» **TASK DETAILS**:
Write out the entire listing below exactly, with the pictures left out.

» **SOURCE DATA**:
###

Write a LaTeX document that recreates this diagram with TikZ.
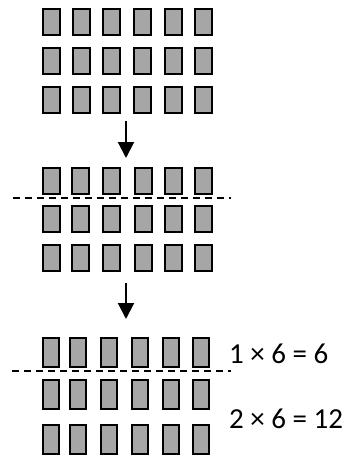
\documentclass[tikz,border=0pt]{standalone}
\usepackage{fontspec}
\setmainfont{Carlito}
\usetikzlibrary{arrows.meta}
\begin{document}
\begin{tikzpicture}[x=1pt,y=-1pt,
  blk/.style={draw=black,line width=2pt,fill=gray!70,inner sep=0pt,minimum width=16.5pt,minimum height=25.5pt,anchor=north west},
  blkb/.style={blk,minimum width=16pt,minimum height=28.5pt},
  cut/.style={dash pattern=on 7pt off 5pt,line width=1.2pt},
  down/.style={line width=2pt,-{Triangle[width=16pt,length=16pt]}},
  lab/.style={anchor=west,inner sep=0pt,font=\fontsize{29}{32}\selectfont}]
\useasboundingbox (0,0) rectangle (348,456);
% section 1
\foreach \r/\y in {1/8,2/47,3/86}{
  \foreach \c/\x in {1/42,2/72,3/102,4/133,5/164,6/194}{
    \node[blk] (a\r\c) at (\x,\y) {};
  }
}
% section 2
\foreach \r/\y in {1/167,2/205,3/244}{
  \foreach \c/\x in {1/42,2/71,3/102,4/134,5/164,6/194}{
    \node[blk] (b\r\c) at (\x,\y) {};
  }
}
% section 3
\foreach \r/\y in {1/337,2/379,3/424}{
  \foreach \c/\x in {1/42,2/69,3/100,4/131,5/162,6/192}{
    \node[blkb] (c\r\c) at (\x,\y) {};
  }
}
% arrows
\coordinate (s1) at (126,121);
\coordinate (e1) at (126,158);
\coordinate (s2) at (126,283);
\coordinate (e2) at (126,319);
\draw[down] (s1) -- (e1);
\draw[down] (s2) -- (e2);
% dashed cut lines
\coordinate (d1a) at (13,198);
\coordinate (d1b) at (231,198);
\coordinate (d2a) at (12,371);
\coordinate (d2b) at (231,371);
\draw[cut] (d1a) -- (d1b);
\draw[cut] (d2a) -- (d2b);
% labels
\node[lab] (t1) at (229,354) {1 × 6 = 6};
\node[lab] (t2) at (229,419) {2 × 6 = 12};
\end{tikzpicture}
\end{document}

###

» **TASK SOLUTION**:
Write a LaTeX document that recreates this diagram with TikZ.
\documentclass[tikz,border=0pt]{standalone}
\usepackage{fontspec}
\setmainfont{Carlito}
\usetikzlibrary{arrows.meta}
\begin{document}
\begin{tikzpicture}[x=1pt,y=-1pt,
  blk/.style={draw=black,line width=2pt,fill=gray!70,inner sep=0pt,minimum width=16.5pt,minimum height=25.5pt,anchor=north west},
  blkb/.style={blk,minimum width=16pt,minimum height=28.5pt},
  cut/.style={dash pattern=on 7pt off 5pt,line width=1.2pt},
  down/.style={line width=2pt,-{Triangle[width=16pt,length=16pt]}},
  lab/.style={anchor=west,inner sep=0pt,font=\fontsize{29}{32}\selectfont}]
\useasboundingbox (0,0) rectangle (348,456);
% section 1
\foreach \r/\y in {1/8,2/47,3/86}{
  \foreach \c/\x in {1/42,2/72,3/102,4/133,5/164,6/194}{
    \node[blk] (a\r\c) at (\x,\y) {};
  }
}
% section 2
\foreach \r/\y in {1/167,2/205,3/244}{
  \foreach \c/\x in {1/42,2/71,3/102,4/134,5/164,6/194}{
    \node[blk] (b\r\c) at (\x,\y) {};
  }
}
% section 3
\foreach \r/\y in {1/337,2/379,3/424}{
  \foreach \c/\x in {1/42,2/69,3/100,4/131,5/162,6/192}{
    \node[blkb] (c\r\c) at (\x,\y) {};
  }
}
% arrows
\coordinate (s1) at (126,121);
\coordinate (e1) at (126,158);
\coordinate (s2) at (126,283);
\coordinate (e2) at (126,319);
\draw[down] (s1) -- (e1);
\draw[down] (s2) -- (e2);
% dashed cut lines
\coordinate (d1a) at (13,198);
\coordinate (d1b) at (231,198);
\coordinate (d2a) at (12,371);
\coordinate (d2b) at (231,371);
\draw[cut] (d1a) -- (d1b);
\draw[cut] (d2a) -- (d2b);
% labels
\node[lab] (t1) at (229,354) {1 × 6 = 6};
\node[lab] (t2) at (229,419) {2 × 6 = 12};
\end{tikzpicture}
\end{document}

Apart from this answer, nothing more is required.